• It doesn’t matter what you drive, if you lose control on a slippery road and start to skid, it’s scary.
  • Even with better roads, better tyres, and anti-lock brakes, many drivers get into accidents because of a skid in bad weather.
  • Your team could lose control of their equipment in any weather or road condition, but bad weather can increase their chances of skidding as much as 10 times.
  • The only way they can reduce the chance of skidding is to adjust their driving for bad weather conditions. This means slowing down and giving themselves more time and distance to stop.
  • Drive slower in rain, and go well below the posted speed limit in snow or ice.
  • Allow more time to slow down when approaching other vehicles, intersections, curves, railroad crossings and the entrance to the job site.
  • Give more distance to the vehicles ahead in wet weather; double your normal following distance.
  • Make sure to select the proper gear before going up or down hill.
  • Expect ice beneath underpasses, in the shade, or at higher altitudes.
  • When the temperature is below freezing, roads that were wet during the day, can become icy after the sun goes down.
  • Tell your team that when they do have to stop, do it slowly. Never jam on the brakes. This may lock the wheels and throw them into a skid.
  • If they feel the wheels lock, get off the brake immediately, then pump the pedal again.

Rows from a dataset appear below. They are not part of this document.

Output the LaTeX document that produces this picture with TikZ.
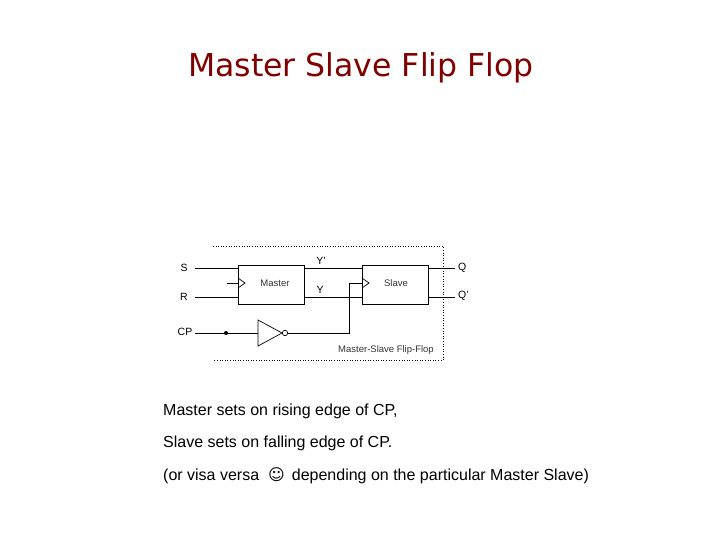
\documentclass[tikz,border=0pt]{standalone}
\usepackage{fontspec}
\setmainfont{Liberation Sans}
\newfontfamily\djv{DejaVu Sans}
\definecolor{titlered}{RGB}{128,0,0}
\begin{document}
\begin{tikzpicture}[x=1pt,y=-1pt,
  wire/.style={line width=0.7pt},
  box/.style={draw,line width=0.7pt,minimum width=66pt,minimum height=39pt,inner sep=0pt},
  lbl/.style={font=\fontsize{10.5}{12}\selectfont,inner sep=1pt},
  small/.style={font=\fontsize{9.5}{11}\selectfont,inner sep=0pt,text=black!80},
  body/.style={font=\fontsize{16}{18}\selectfont,anchor=west,inner sep=0pt}]
\useasboundingbox (0,0) rectangle (720,540);
\node[font=\djv\fontsize{31.5}{34}\selectfont,text=titlered] (title) at (361,68) {Master Slave Flip Flop};
% dotted frame
\draw[dotted,line width=0.6pt] (213,246) -- (443,246) -- (443,360) -- (213,360);
% boxes
\node[box] (m) at (271,284.5) {};
\node[box] (s) at (395,284.5) {};
\node[small] (mt) at (275,283) {Master};
\node[small] (st) at (396,283) {Slave};
% clock triangles
\draw[wire] (238,278) -- (245,283) -- (238,288);
\draw[wire] (362,278) -- (369,283) -- (362,288);
% inputs
\node[lbl] (S) at (184,268) {S};
\node[lbl] (R) at (184,297) {R};
\node[lbl] (CP) at (185,332) {CP};
\coordinate (mS) at (238,268);
\coordinate (mR) at (238,297);
\draw[wire] (195,268) -- (mS);
\draw[wire] (195,297) -- (mR);
\coordinate (mc) at (227,283);
\coordinate (mcin) at (238,283);
\draw[wire] (mc) -- (mcin);
% Y lines
\draw[wire] (304,268) -- (362,268);
\draw[wire] (304,297) -- (362,297);
\node[lbl] (Yp) at (321,261) {Y'};
\node[lbl] (Y) at (320,290) {Y};
% outputs
\draw[wire] (428,268) -- (455,268);
\draw[wire] (428,297) -- (455,297);
\node[lbl,anchor=west] (Q) at (457,268) {Q};
\node[lbl,anchor=west] (Qp) at (457,296) {Q'};
% CP path and inverter
\coordinate (dot) at (226,333);
\fill (dot) circle (2);
\draw[wire] (195,333) -- (258,333);
\draw[wire] (258,320) -- (282,333) -- (258,346) -- cycle;
\draw[wire] (285,333) circle (2.7);
\coordinate (sc) at (362,283);
\draw[wire] (287.7,333) -- (349,333) -- (349,283) -- (sc);
\node[small] (ff) at (386,350) {Master-Slave Flip-Flop};
% body text
\node[body] (t1) at (163,411) {Master sets on rising edge of CP,};
\node[body] (t2) at (163,443) {Slave sets on falling edge of CP.};
\node[body] (t3) at (163,476) {(or visa versa \ {\djv ☺} \,depending on the particular Master Slave)};
\end{tikzpicture}
\end{document}
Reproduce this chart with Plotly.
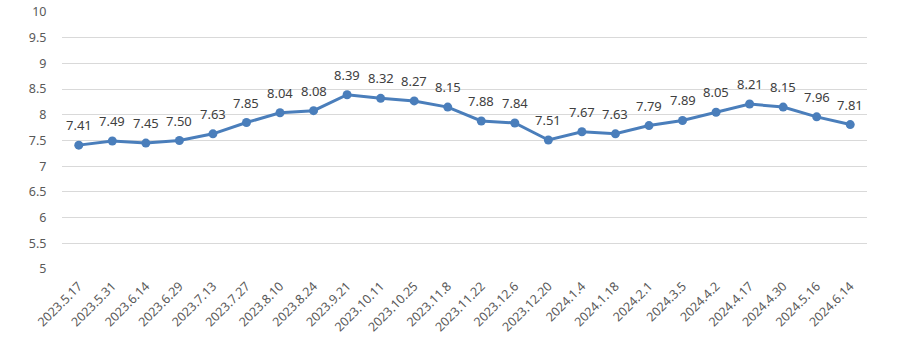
import plotly.graph_objects as go

dates = ["2023.5.17", "2023.5.31", "2023.6.14", "2023.6.29", "2023.7.13", "2023.7.27",
         "2023.8.10", "2023.8.24", "2023.9.21", "2023.10.11", "2023.10.25", "2023.11.8",
         "2023.11.22", "2023.12.6", "2023.12.20", "2024.1.4", "2024.1.18", "2024.2.1",
         "2024.3.5", "2024.4.2", "2024.4.17", "2024.4.30", "2024.5.16", "2024.6.14"]
values = [7.41, 7.49, 7.45, 7.50, 7.63, 7.85, 8.04, 8.08, 8.39, 8.32, 8.27, 8.15,
          7.88, 7.84, 7.51, 7.67, 7.63, 7.79, 7.89, 8.05, 8.21, 8.15, 7.96, 7.81]
y_ticks = [5, 5.5, 6, 6.5, 7, 7.5, 8, 8.5, 9, 9.5, 10]

FONT = "Noto Sans, Open Sans, sans-serif"

fig = go.Figure()
fig.add_trace(go.Scatter(
    x=dates, y=values, mode="lines+markers",
    line=dict(color="#4a7ebb", width=3),
    marker=dict(color="#4a7ebb", size=9),
    hoverinfo="skip",
))

for d, v in zip(dates, values):
    fig.add_annotation(x=d, y=v, text=f"{v:.2f}", showarrow=False,
                       yanchor="bottom", yshift=9,
                       font=dict(size=13, color="#404040", family=FONT))

fig.update_layout(
    width=907, height=346,
    margin=dict(l=62, r=40, t=12, b=77),
    paper_bgcolor="white", plot_bgcolor="white",
    showlegend=False,
    font=dict(family=FONT, size=12.5, color="#595959"),
    xaxis=dict(type="category", range=[-0.5, len(dates) - 0.5],
               tickangle=-45, showgrid=False, zeroline=False,
               showline=False, ticks="outside", ticklen=4, tickcolor="rgba(0,0,0,0)",
               automargin=False,
               tickfont=dict(size=12.5, color="#595959")),
    yaxis=dict(range=[5, 10], tickvals=y_ticks, ticktext=[f"{t:g}" for t in y_ticks],
               showgrid=True, gridcolor="#d9d9d9", gridwidth=1, zeroline=False,
               showline=False, ticks="outside", ticklen=12, tickcolor="rgba(0,0,0,0)",
               automargin=False,
               tickfont=dict(size=12.5, color="#595959")),
)

fig.write_html("out.html")
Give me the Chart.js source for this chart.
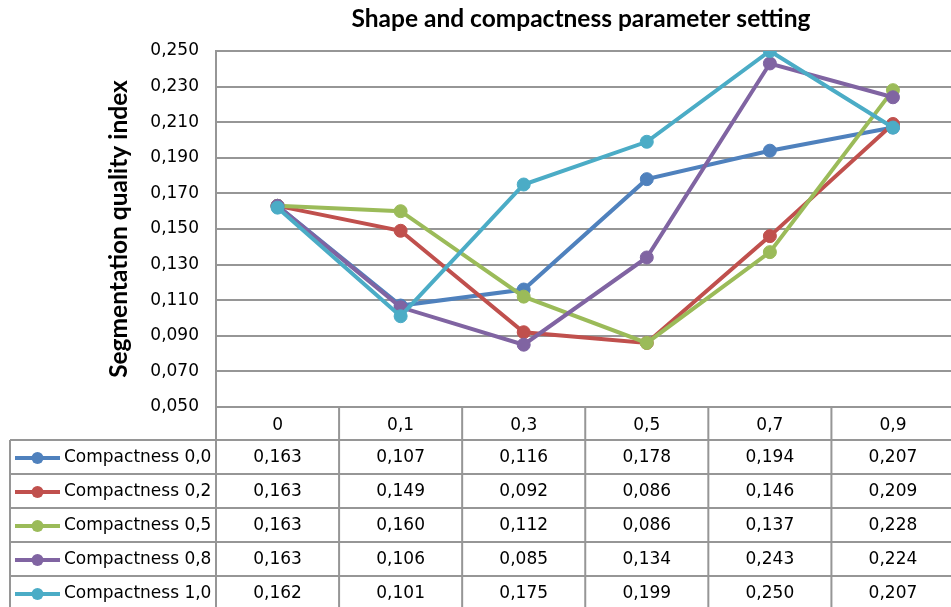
<!DOCTYPE html>
<html>
<head>
<meta charset="utf-8">
<script src="https://cdn.jsdelivr.net/npm/chart.js@4/dist/chart.umd.min.js"></script>
<style>
  html, body { margin: 0; padding: 0; background: #fff; overflow: hidden; }
  #wrap { position: relative; width: 962px; height: 607px; }
</style>
</head>
<body>
<div id="wrap"><canvas id="c" width="962" height="607"></canvas></div>
<script>
// Shape parameter values (x categories)
const shapeLabels = ['0', '0,1', '0,3', '0,5', '0,7', '0,9'];

// Series names
const seriesNames = ['Compactness 0,0', 'Compactness 0,2', 'Compactness 0,5', 'Compactness 0,8', 'Compactness 1,0'];

// Segmentation quality index per compactness setting
const compact00 = [0.163, 0.107, 0.116, 0.178, 0.194, 0.207];
const compact02 = [0.163, 0.149, 0.092, 0.086, 0.146, 0.209];
const compact05 = [0.163, 0.160, 0.112, 0.086, 0.137, 0.228];
const compact08 = [0.163, 0.106, 0.085, 0.134, 0.243, 0.224];
const compact10 = [0.162, 0.101, 0.175, 0.199, 0.250, 0.207];

// Y axis range and step
const yMin = 0.05, yMax = 0.25, yStep = 0.02;

const seriesColors = ['#4F81BD', '#C0504D', '#9BBB59', '#8064A2', '#4BACC6'];
const seriesValues = [compact00, compact02, compact05, compact08, compact10];

const gridColor = '#969696';
const textFont = '"DejaVu Sans", Verdana, sans-serif';
const textSize = 17;
const fmt = v => v.toFixed(3).replace('.', ',');

const datasets = seriesValues.map((vals, i) => ({
  label: seriesNames[i],
  data: vals,
  borderColor: seriesColors[i],
  backgroundColor: seriesColors[i],
  pointBackgroundColor: seriesColors[i],
  pointBorderColor: seriesColors[i],
  borderWidth: 4,
  pointRadius: 6.5,
  pointBorderWidth: 1,
  tension: 0,
  order: seriesValues.length - i
}));

// Chart title, drawn centered over the plot
const titlePlugin = {
  id: 'plotTitle',
  afterDraw(chart) {
    const ctx = chart.ctx;
    ctx.save();
    ctx.font = 'bold 24.5px Lato, sans-serif';
    ctx.fillStyle = '#000';
    ctx.textAlign = 'center';
    ctx.textBaseline = 'middle';
    ctx.fillText('Shape and compactness parameter setting', 581, 19);
    ctx.restore();
  }
};

// Data table under the plot: legend keys and values per category
const tablePlugin = {
  id: 'dataTable',
  afterDraw(chart) {
    const ctx = chart.ctx;
    const xs = chart.scales.x;
    const area = chart.chartArea;
    const half = (xs.getPixelForValue(1) - xs.getPixelForValue(0)) / 2;
    const headerBottom = area.bottom + 33;
    const rowH = 34;
    const tableLeft = 10;
    const tableRight = chart.width;
    const nRows = seriesNames.length;
    const tableBottom = headerBottom + rowH * nRows;

    ctx.save();
    ctx.strokeStyle = gridColor;
    ctx.lineWidth = 2;
    ctx.beginPath();
    // column separators
    for (let i = 0; i <= shapeLabels.length; i++) {
      const x = (i < shapeLabels.length ? xs.getPixelForValue(i) : xs.getPixelForValue(i - 1) + 2 * half) - half;
      ctx.moveTo(x, area.bottom);
      ctx.lineTo(x, tableBottom);
    }
    // left border of the legend column
    ctx.moveTo(tableLeft, headerBottom);
    ctx.lineTo(tableLeft, tableBottom);
    // row separators
    for (let r = 0; r <= nRows; r++) {
      const y = headerBottom + r * rowH;
      ctx.moveTo(tableLeft, y);
      ctx.lineTo(tableRight, y);
    }
    ctx.stroke();

    ctx.font = textSize + 'px ' + textFont;
    ctx.textBaseline = 'middle';
    for (let r = 0; r < nRows; r++) {
      const cy = headerBottom + r * rowH + rowH / 2 + 1;
      // legend key
      ctx.strokeStyle = seriesColors[r];
      ctx.lineWidth = 4;
      ctx.beginPath();
      ctx.moveTo(15, cy);
      ctx.lineTo(60, cy);
      ctx.stroke();
      ctx.fillStyle = seriesColors[r];
      ctx.beginPath();
      ctx.arc(37.5, cy, 6, 0, Math.PI * 2);
      ctx.fill();
      ctx.fillStyle = '#000';
      ctx.textAlign = 'left';
      ctx.fillText(seriesNames[r], 64, cy);
      // values
      ctx.textAlign = 'center';
      seriesValues[r].forEach((v, i) => {
        ctx.fillText(fmt(v), xs.getPixelForValue(i), cy);
      });
    }
    ctx.restore();
  }
};

new Chart(document.getElementById('c'), {
  type: 'line',
  data: { labels: shapeLabels, datasets },
  options: {
    responsive: false,
    animation: false,
    layout: { padding: { left: 100, top: 51, right: 0, bottom: 0 } },
    plugins: {
      legend: { display: false },
      title: { display: false },
      tooltip: { enabled: false }
    },
    scales: {
      x: {
        offset: true,
        grid: { display: false, drawTicks: false },
        border: { display: true, color: gridColor, width: 2 },
        ticks: {
          color: '#000',
          padding: 8,
          font: { family: textFont, size: textSize },
          maxRotation: 0
        },
        afterFit(scale) { scale.height = 200; }
      },
      y: {
        min: yMin,
        max: yMax,
        grid: { color: gridColor, lineWidth: 2, drawTicks: false },
        border: { display: true, color: gridColor, width: 2 },
        ticks: {
          stepSize: yStep,
          color: '#000',
          padding: 17,
          font: { family: textFont, size: textSize },
          callback: v => fmt(v)
        },
        title: {
          display: true,
          text: 'Segmentation quality index',
          color: '#000',
          font: { family: 'Lato, sans-serif', size: 24.5, weight: 'bold' },
          padding: { top: 4, bottom: 0 }
        },
        afterFit(scale) { scale.width = 116; }
      }
    }
  },
  plugins: [titlePlugin, tablePlugin]
});
</script>
</body>
</html>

  • Bad weather isn’t the only cause of skid conditions. Gravel or sand roads to and from a job site will also increase stopping distance. A fast turn off from a tar road onto sand can throw your vehicle into a skid, or make it impossible to stop in time.
  • Be sure to slow down before driving off the paved roadway.
  • A trailer that has been overloaded can also be the cause of skidding. The load can push the tractor forward when the brakes are suddenly used.